POLITICS

Nene was managing national assets prudently - SACP

Party says it is looking forward to new Finance Minister David van Rooyen improving on his predecessors record

Statement on the newly appointed Finance Minister

Yesterday, Thursday 10 December, the newly appointed Finance Minister Comrade David van Rooyen was sworn in. The change and appointment occurred at a crucial time facing our economy both from external factors such as in particular the ongoing international capitalist system crisis and the consequences of the lack of radical economic transformation in the first phase of our country’s democratic transition dating back to the 1990s.

Problems such as the decay – if not stopped – facing many of our state owned enterprises, the wave of de-industrialisation and capital flight including divestment that was facilitated by the 1996 class project’s economic strategy Growth, Employment and Redistribution (Gear) through liberalisation must still be addressed.

Our national assets and resources must be managed prudently and spending reprioritised. Former Finance Minister Comrade Nhlanhla Nene was doing good work in this regard. South Africa cannot afford any screws to loosen down this grip. The SACP is therefore looking forward to the new Finance Minister Comrade David van Rooyen maintaining and improving on this record.

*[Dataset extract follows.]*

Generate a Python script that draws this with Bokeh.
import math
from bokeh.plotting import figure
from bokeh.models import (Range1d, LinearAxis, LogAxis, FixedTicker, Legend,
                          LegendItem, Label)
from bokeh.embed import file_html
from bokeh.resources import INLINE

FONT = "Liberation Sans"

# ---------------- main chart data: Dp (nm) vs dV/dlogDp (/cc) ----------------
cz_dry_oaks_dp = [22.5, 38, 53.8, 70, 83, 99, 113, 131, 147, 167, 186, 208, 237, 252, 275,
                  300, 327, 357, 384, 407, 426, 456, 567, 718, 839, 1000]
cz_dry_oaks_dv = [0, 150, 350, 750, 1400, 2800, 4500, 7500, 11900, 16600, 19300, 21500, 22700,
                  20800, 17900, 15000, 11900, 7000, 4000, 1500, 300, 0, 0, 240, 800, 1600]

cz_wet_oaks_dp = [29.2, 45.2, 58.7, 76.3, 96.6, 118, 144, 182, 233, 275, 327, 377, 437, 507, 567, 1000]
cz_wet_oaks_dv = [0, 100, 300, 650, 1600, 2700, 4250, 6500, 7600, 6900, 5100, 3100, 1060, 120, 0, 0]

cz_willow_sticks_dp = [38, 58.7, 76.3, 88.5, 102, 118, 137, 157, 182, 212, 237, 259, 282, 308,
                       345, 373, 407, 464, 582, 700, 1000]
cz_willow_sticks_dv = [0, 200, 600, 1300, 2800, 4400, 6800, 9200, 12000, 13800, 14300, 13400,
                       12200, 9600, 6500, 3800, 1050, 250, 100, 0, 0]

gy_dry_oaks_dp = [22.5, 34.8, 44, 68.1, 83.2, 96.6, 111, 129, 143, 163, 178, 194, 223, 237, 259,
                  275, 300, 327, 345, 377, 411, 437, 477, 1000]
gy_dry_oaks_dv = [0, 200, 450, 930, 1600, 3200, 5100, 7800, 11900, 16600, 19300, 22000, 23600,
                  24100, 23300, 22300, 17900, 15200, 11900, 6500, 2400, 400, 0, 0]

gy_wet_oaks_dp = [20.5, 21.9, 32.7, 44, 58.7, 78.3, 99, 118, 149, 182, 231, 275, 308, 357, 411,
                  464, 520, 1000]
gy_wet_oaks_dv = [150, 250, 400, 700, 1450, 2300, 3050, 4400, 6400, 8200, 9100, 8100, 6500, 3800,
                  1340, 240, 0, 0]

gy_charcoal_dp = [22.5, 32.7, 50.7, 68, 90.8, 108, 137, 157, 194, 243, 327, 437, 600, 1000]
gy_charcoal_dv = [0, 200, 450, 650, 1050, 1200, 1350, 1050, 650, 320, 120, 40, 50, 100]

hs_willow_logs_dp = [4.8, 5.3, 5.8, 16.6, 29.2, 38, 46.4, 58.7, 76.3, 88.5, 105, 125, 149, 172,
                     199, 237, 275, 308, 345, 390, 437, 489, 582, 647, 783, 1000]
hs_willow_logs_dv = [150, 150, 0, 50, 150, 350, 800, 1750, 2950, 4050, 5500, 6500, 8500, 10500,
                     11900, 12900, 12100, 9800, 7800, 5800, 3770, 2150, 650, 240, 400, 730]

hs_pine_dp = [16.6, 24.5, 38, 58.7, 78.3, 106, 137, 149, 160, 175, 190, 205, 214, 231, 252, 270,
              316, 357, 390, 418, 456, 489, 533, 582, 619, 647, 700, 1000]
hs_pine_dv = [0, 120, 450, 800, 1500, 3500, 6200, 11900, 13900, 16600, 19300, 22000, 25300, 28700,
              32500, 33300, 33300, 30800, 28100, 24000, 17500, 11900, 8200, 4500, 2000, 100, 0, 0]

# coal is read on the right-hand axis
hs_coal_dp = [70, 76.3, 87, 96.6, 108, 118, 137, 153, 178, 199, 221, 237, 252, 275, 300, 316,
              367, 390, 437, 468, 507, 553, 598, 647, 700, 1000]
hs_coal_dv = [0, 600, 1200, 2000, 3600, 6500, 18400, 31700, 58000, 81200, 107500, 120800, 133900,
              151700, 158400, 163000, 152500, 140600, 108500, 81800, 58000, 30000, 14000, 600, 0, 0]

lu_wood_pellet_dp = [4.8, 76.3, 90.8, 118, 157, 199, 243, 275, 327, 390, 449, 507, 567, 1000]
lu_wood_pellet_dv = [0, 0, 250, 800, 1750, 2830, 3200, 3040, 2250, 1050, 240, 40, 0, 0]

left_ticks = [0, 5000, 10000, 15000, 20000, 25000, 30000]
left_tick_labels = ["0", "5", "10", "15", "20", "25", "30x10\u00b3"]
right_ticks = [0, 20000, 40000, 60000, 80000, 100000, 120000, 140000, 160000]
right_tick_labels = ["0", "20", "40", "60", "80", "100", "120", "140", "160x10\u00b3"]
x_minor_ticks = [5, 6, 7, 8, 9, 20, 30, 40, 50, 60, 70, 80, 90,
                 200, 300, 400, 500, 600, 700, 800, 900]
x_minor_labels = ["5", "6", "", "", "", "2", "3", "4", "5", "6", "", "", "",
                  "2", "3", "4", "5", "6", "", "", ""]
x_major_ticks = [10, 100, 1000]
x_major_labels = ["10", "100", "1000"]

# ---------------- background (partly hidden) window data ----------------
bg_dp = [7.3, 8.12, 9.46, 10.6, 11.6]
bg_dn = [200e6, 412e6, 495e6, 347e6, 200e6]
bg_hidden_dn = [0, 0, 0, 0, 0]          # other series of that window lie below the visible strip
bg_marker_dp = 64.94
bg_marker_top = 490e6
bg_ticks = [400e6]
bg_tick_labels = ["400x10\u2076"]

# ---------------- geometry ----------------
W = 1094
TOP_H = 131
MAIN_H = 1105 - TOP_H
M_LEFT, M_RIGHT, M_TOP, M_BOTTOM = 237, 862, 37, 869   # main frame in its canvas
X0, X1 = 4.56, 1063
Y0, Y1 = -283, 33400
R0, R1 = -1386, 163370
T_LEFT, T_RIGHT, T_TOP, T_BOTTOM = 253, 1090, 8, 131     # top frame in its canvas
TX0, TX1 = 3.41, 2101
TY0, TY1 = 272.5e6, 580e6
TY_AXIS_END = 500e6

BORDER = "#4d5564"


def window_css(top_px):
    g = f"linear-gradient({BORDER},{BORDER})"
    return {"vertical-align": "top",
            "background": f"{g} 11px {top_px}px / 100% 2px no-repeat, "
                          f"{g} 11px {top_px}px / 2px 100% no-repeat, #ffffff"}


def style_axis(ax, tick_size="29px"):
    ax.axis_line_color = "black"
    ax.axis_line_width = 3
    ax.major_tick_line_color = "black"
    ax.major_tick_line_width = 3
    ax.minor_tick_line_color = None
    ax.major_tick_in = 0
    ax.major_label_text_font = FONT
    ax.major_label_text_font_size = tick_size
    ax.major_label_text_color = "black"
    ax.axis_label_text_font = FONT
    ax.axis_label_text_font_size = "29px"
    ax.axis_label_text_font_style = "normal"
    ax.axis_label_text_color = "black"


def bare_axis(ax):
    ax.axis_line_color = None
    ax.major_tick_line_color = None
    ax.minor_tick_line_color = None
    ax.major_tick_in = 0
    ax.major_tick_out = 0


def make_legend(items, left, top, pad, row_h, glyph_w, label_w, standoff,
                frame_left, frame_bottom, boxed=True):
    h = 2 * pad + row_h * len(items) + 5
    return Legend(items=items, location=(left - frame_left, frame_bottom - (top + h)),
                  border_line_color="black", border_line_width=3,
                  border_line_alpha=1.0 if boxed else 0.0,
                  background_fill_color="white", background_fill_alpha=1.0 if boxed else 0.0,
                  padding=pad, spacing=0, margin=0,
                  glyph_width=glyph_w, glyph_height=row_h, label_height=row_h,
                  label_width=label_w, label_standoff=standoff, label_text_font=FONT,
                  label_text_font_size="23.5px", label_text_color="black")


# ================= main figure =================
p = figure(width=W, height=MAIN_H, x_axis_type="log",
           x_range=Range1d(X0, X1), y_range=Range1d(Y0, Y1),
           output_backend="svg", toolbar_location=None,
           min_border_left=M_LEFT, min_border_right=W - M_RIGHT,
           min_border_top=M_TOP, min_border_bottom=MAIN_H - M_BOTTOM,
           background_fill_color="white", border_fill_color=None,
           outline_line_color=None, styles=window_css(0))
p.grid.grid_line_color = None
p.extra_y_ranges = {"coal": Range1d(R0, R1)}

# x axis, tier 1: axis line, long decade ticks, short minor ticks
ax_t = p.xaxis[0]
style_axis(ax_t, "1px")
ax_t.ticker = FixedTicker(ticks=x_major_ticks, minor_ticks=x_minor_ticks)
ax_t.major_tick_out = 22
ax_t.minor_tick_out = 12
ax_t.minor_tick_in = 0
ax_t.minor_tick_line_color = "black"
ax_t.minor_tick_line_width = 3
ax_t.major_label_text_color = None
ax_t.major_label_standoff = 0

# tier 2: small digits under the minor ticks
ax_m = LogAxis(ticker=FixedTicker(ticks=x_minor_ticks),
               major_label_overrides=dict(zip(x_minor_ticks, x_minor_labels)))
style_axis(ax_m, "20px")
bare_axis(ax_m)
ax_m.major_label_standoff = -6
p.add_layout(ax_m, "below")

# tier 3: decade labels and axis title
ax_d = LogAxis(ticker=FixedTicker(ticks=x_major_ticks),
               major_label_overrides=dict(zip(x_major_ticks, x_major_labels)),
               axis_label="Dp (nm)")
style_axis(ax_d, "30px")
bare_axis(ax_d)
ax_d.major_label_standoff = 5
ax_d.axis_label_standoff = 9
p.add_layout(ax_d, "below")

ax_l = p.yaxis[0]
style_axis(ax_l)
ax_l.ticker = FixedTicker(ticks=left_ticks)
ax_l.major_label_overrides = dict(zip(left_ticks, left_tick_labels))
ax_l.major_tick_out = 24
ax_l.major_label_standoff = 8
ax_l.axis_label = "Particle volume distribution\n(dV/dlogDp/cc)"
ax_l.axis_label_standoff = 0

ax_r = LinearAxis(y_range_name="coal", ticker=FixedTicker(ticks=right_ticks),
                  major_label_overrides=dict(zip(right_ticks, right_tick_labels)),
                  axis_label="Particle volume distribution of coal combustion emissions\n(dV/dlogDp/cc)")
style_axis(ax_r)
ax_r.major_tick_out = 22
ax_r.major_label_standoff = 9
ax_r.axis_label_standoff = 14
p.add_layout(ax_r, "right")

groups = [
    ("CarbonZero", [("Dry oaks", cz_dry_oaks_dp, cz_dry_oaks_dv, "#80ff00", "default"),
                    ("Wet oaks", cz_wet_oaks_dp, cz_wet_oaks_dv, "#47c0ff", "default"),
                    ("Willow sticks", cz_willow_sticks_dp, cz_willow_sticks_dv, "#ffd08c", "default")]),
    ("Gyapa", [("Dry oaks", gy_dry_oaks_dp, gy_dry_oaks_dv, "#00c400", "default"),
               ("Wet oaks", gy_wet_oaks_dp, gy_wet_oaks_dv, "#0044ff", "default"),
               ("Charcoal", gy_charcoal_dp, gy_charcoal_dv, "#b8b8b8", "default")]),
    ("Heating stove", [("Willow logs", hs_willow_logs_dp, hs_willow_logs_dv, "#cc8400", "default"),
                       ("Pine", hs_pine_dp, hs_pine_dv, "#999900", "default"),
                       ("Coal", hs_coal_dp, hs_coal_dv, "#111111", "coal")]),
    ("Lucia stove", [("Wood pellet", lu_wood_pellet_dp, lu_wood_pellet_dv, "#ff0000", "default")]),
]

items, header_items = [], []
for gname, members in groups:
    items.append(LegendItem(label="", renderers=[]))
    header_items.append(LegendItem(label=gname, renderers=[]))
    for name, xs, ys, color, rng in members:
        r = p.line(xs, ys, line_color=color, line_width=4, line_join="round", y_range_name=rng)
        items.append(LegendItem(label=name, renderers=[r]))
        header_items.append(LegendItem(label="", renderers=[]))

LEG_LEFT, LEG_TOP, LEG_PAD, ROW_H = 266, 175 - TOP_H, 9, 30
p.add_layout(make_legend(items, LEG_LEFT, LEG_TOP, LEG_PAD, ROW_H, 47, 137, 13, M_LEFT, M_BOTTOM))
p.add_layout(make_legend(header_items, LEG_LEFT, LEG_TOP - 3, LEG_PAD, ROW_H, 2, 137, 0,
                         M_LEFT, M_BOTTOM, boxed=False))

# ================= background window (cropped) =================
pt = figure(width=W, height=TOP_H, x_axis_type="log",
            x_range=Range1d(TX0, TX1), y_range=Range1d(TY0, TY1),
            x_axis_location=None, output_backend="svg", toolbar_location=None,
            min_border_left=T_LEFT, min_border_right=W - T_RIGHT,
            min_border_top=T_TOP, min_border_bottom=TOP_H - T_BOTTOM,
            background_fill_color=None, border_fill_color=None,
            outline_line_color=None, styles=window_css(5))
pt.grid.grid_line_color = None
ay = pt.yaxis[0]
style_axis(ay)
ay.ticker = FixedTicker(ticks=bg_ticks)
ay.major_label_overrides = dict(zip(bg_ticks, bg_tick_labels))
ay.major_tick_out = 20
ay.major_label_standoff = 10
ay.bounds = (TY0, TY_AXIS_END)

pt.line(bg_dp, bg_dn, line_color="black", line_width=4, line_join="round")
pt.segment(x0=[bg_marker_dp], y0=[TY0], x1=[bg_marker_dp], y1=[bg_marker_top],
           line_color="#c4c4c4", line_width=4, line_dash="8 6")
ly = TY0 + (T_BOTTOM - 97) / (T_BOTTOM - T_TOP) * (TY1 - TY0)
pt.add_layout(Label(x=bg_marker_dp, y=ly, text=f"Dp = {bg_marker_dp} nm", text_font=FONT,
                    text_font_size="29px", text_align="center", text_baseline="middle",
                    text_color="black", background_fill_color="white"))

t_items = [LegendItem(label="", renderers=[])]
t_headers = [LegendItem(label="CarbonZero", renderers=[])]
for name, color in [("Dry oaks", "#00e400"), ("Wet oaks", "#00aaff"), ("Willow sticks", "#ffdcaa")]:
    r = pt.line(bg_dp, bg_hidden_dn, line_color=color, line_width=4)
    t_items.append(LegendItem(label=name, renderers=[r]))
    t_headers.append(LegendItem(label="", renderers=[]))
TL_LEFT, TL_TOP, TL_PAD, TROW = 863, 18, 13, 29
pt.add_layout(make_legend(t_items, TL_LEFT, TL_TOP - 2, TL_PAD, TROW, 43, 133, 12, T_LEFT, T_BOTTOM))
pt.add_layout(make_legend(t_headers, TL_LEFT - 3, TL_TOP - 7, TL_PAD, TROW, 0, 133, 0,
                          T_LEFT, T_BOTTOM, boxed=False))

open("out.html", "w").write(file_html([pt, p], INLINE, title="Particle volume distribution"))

Similarly, corruption must be dealt with decisively. There must be no capital leakage allowed from the national revenue and expenditure system and all projects must pass a prudential test.

It is in this context that it is extremely important to appreciate the challenges facing our economy:   

Our economy is expected to grow at about 1.5% this year, marginally rising to 1.7% next year – considerably lower than it was projected in February when it was envisaged it would grow by 2% this year and 2.4% next year. Investment growth remains low, and is expected to close the year at just 1.2 %. Meanwhile, there are trillions of rands that have been accumulated from our economy but are held back in an investment strike by the most reactional sections of the capitalist class. The money is not being reinvested particularly in productive activity to reduce unemployment, create decent work and absorb millions of the unemployed.


Inequality, the mother of poverty and unemployment remains stubbornly high. Out of a total working age population of 36,114 million only less than half of the workforce, 15.8 million workers are employed – but many under low wage conditions and suffer from the problem of precarious work under casualisation and labour brokers. Unemployment is persistently high, 25.5% on a narrow definition and 34.4% on an expanded definition including discouraged work-seekers. High unemployment, low quality jobs and suppressed household income constraints are holding back not only consumption – but with it – economic growth too.   


The current account deficit on the balance of payments remains significant, 4.1% of Gross Domestic Product (GDP) and inflationary pressures are strengthening with higher food prices and the weakening of the rand. Financial market volatility remains high with rising borrowing rates for emerging economies including South Africa.


It is in this context – i.e. high unemployment, low wages and low growth – that the National Treasury had to revise down our national revenue estimates by R7.6 billion this year and R35 billion over the next three years. In the aftermath of the international capitalist system economic crisis, government debt increased from around 26% of GDP to 47% in March this year with the National Treasury projecting that debt will rise by a further R600 billion over the next three years.


All of these and other economic challenges facing South Africa go far beyond the capacity and responsibilities of a single individual or government department. What we need is leadership stability, certainty and the optimisation of the total strength of our country’s collective leadership including an active mass base united in action based on progressive policy changes.


Measures such as capital controls and taxing the rich and the wealthy to support our national development priorities, reducing inequality, unemployment and poverty and expanding access to post-school education and training, healthcare and improving quality in all respects cannot be over-emphasised.


The trillions of rands that are held back in an investment strike and not being re-invested particularly in the productive sector must be taxed. A cap in liquid cash that is not invested and prescribed asset requirements directing investment in the productive sector to create decent work and jobs and reduce unemployment must be enacted.          


These are some of the measures that the SACP has been pushing through its Financial Sector Campaign which seeks to achieve overall transformation of the financial sector and develop a new financial architecture suitable to our country’s economic needs and development imperatives.


The SACP has been engaging with former Finance Minister Comrade Nhlanhla Nene who addressed our Augmented Central Committee last month on among other important matters prudential financial management, strengthening financial supervision as well as market conduct and consumer protection regulation.


In this regard, the SACP will make its submissions on the current Bill which proposes a “Twin Peaks” model of financial supervision and regulation and is looking forward to engaging with the newly appointed Finance Minister on this and a wide range of financial transformation matters as we have done with Comrade Nhlanhla Nene.


The SACP wishes Comrade David van Rooyen success in his new role as Finance Minister as we do with all other ministers.